Le dernier rapport de la société de conseil Capgemini le montre bien : La crise sur les marchés de matières premières a bien laissé des traces sur le continent africain. La fortune des millionnaires a baissé. Faut-il remettre en cause le modèle de croissance ?
Ces dernières années, les fortunes africaines avaient augmenté tous les deux ans. Cette croissance avait même nourri l’espoir que l’Afrique pourrait davantage financer sa croissance par la richesse créée sur le continent. En 2010 et 2011, le capital des millionnaires africains s’élevait à 1100 milliards de dollars pour monter en 2012 et 2013 à 1300 milliards de dollars. En 2014, leur tirelire s’était grossie pour atteindre 1400 milliards de dollars. Bien que leur fortune affichée soit restée stable l’année dernière, elle a tout de même légèrement baissé de 3,2%.
L’évolution de la richesse laisserait penser que les choses bougent peu. Mais en fait, les bouleversements ont été énormes ces dernières années. En 2010, c’était encore l’Amérique du Nord qui hébergeait avec 11.600 milliards de dollars le plus grand trésor privé. Aujourd’hui, le plus grand butin des millionnaires du monde se trouve en Asie avec une richesse cumulée de 17.400 milliards de dollars renvoyant les Américains du nord au deuxième rang avec seulement 16.600 milliards de dollars.
A l’avenir, l’Afrique restera à la traîne en ce qui concerne la croissance des aisés, estiment les chercheurs de Capgemini. D’ici l’année 2025, la richesse des riches augmentera de plus de 80% au niveau global. L’Afrique restera selon Capgemini à la traîne avec une croissance de seulement 65,5%.
Et alors ? diront certains. Ce serait plutôt bonne chose et pourrait nourrir l’espoir d’une croissance plus équitable sur le continent africain. En fait, le contraire sera le cas. Jusqu’à présent, la croissance économique en Afrique dépend largement de l’afflux de capitaux étrangers sous forme d’aide au développement ou sous forme d’investissement étranger, effectué par exemple par des fonds de participation en capital. Le revers de ces investissements étrangers est que les investisseurs réclameront leur part des profits que ces projets d’investissement vont générer. Une partie au moins des profits générés sur le continent africain sera exportée vers l’Amérique du nord, l’Europe ou l’Asie. Plus l’Afrique arrivera à financer sa croissance par sa propre épargne, plus grande sera la chance que les profits générés en Afrique seront réinvestis en Afrique.

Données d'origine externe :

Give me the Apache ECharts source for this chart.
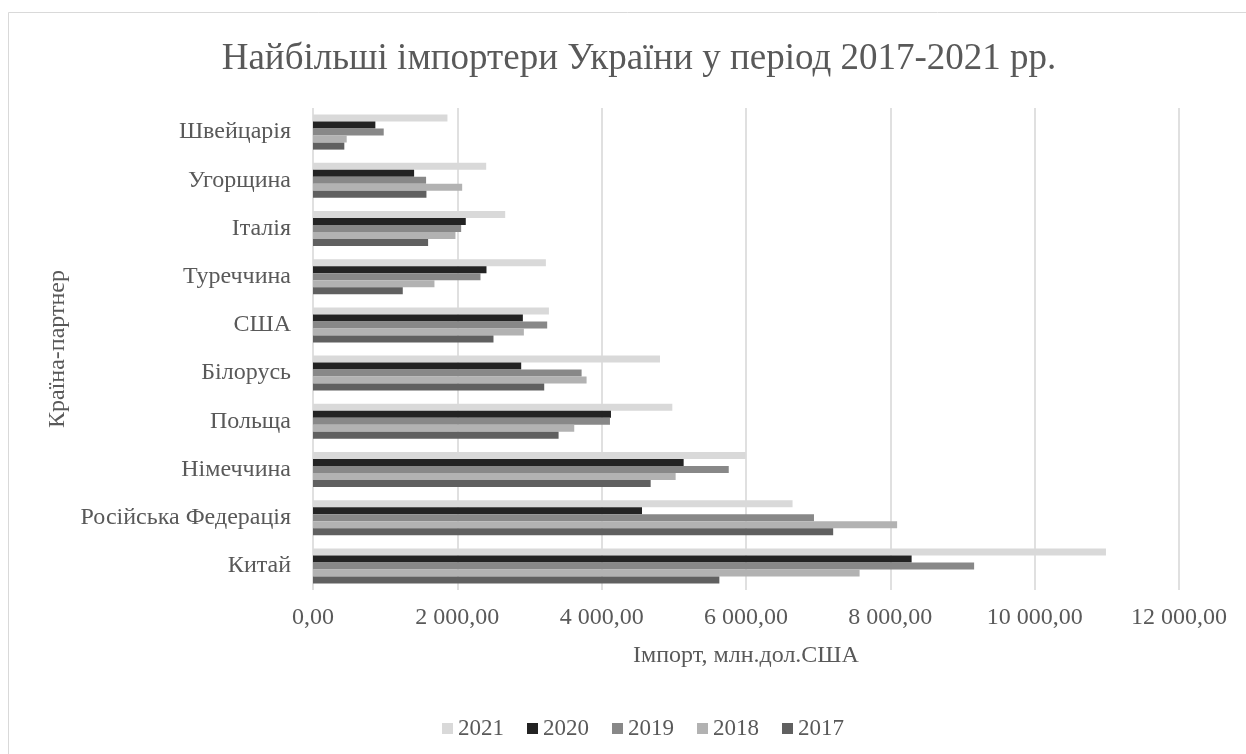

Le deuxième point négatif est que l’Afrique est encore trop dépendante des matières premières et de produits agricoles et de l’exportation de ces produits à l’état brut. Or, toujours selon Capgemini, ces deux secteurs ne pousseront pas la constitution de richesse privée. Le secteur minier et agricole ne croîtra que de 18,9% d’ici 2025 alors que le secteur financier sera le secteur le plus dynamique sur la planète avec une croissance de près de 36% d’ici 2025 suivi par la haute technologie et la santé qui, eux, progresseront chacun de plus de 30% aussi.
En fait, ces tendances ne s’excluent pas forcément. Le rapport Capgemini souligne à nos yeux la nécessité de soutenir les efforts d’africaniser les bienfaits de la croissance sur le continent. Et il montre également le besoin en Afrique de créer une gestion professionnelle de l’épargne privée. Le continent a besoin d’institutions financières qui aident la grande masse de la population à constituer une épargne. Et il a besoin de gestionnaires de fortune qui aideront les millionnaires à gérer leur fortune sur place, en Afrique.